> [REQUIREMENT] Do not repeat pictures. Repeat exactly the lines of the listing below from its first line through the line with "import matplotlib.pyplot as plt".

+++++

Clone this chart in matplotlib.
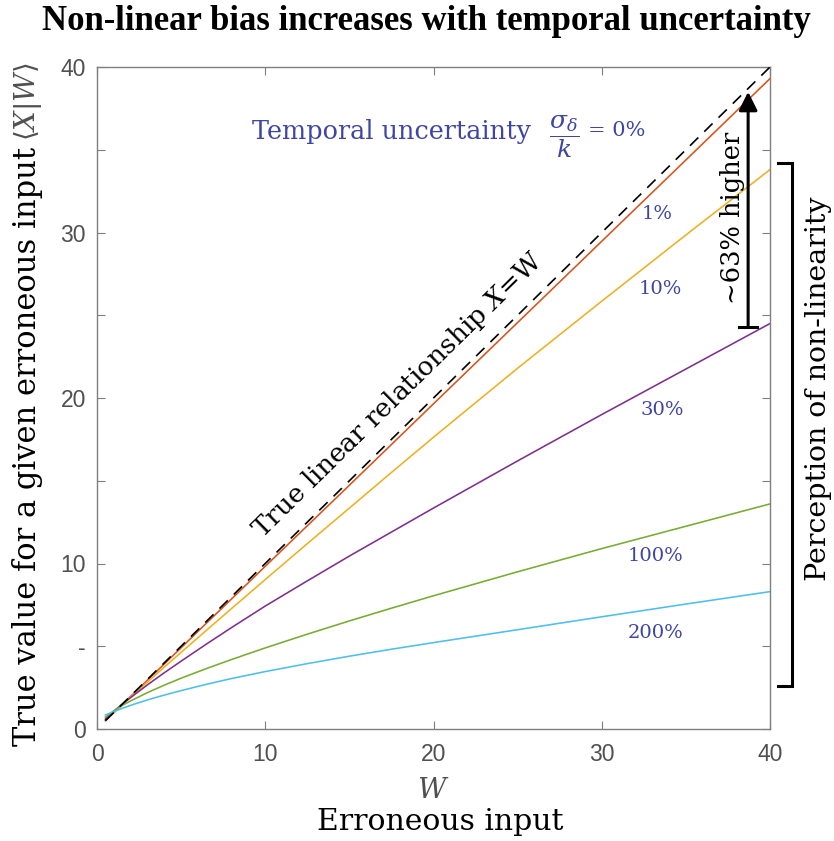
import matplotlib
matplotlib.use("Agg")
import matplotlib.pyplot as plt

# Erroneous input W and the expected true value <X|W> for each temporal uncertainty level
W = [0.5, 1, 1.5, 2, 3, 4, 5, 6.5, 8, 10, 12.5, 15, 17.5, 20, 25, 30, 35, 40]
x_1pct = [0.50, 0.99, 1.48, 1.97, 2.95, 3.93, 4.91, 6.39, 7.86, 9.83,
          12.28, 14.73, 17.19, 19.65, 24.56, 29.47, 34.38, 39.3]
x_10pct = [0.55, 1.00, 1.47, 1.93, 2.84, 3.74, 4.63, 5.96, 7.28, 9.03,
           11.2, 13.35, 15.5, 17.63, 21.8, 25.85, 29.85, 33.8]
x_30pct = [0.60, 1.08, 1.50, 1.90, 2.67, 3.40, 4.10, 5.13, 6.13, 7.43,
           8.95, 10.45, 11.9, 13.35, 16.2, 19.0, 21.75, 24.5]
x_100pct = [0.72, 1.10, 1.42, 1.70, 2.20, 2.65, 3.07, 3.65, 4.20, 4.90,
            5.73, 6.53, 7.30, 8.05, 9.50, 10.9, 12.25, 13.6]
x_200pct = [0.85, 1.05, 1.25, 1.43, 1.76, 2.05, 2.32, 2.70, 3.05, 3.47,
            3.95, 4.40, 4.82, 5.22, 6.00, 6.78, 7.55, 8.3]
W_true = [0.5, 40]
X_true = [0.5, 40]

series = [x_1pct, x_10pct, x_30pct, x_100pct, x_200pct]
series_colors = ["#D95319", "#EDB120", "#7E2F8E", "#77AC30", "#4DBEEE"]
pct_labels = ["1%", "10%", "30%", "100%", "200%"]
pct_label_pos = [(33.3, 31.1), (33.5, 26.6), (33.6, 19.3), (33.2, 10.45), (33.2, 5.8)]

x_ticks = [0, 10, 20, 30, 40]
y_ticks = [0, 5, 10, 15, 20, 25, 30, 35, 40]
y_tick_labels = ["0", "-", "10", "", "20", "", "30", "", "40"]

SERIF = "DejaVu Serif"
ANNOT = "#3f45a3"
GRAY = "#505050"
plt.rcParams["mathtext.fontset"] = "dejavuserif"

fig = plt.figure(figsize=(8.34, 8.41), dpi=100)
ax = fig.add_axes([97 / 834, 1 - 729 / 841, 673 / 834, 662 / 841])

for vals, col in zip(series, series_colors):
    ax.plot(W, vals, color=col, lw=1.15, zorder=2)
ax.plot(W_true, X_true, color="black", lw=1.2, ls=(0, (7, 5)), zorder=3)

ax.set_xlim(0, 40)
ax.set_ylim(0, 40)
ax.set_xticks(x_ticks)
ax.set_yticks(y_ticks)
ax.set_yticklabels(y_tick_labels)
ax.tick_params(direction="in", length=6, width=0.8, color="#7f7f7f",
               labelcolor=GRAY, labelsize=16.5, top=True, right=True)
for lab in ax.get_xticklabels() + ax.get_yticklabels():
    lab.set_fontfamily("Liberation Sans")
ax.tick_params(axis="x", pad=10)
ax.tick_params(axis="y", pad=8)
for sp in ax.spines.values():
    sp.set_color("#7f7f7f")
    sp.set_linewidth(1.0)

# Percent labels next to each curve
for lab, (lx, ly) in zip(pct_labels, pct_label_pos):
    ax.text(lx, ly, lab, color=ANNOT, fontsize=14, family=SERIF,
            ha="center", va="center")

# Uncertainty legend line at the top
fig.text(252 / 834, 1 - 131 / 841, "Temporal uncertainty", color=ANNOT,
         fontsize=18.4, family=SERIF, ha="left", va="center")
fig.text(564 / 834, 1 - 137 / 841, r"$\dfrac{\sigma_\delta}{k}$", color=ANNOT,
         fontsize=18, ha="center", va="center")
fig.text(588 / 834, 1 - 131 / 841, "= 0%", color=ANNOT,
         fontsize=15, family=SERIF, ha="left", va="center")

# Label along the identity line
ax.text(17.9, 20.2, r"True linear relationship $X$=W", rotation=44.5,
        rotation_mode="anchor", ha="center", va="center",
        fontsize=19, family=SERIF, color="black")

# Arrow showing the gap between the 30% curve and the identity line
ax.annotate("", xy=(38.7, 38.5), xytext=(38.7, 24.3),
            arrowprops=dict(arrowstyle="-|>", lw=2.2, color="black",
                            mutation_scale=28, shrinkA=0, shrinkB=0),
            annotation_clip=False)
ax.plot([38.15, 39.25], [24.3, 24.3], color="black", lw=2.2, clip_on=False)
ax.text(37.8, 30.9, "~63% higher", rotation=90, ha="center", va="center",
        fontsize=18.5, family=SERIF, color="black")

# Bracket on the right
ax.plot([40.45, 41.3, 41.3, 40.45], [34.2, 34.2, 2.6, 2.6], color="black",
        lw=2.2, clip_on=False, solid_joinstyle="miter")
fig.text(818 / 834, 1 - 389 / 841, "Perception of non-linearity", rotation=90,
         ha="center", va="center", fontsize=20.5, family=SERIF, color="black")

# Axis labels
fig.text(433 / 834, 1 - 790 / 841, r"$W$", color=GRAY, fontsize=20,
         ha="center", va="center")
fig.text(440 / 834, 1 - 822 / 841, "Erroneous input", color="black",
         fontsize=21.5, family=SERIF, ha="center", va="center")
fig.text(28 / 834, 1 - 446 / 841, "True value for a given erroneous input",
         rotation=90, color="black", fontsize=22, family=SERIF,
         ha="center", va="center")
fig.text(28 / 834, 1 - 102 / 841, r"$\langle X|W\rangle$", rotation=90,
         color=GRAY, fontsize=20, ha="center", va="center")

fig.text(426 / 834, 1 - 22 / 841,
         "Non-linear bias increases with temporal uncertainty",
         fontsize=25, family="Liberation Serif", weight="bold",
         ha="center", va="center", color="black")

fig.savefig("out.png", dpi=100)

+++++

> [SOLUTION TO THE EXERCISE]
Clone this chart in matplotlib.
import matplotlib
matplotlib.use("Agg")
import matplotlib.pyplot as plt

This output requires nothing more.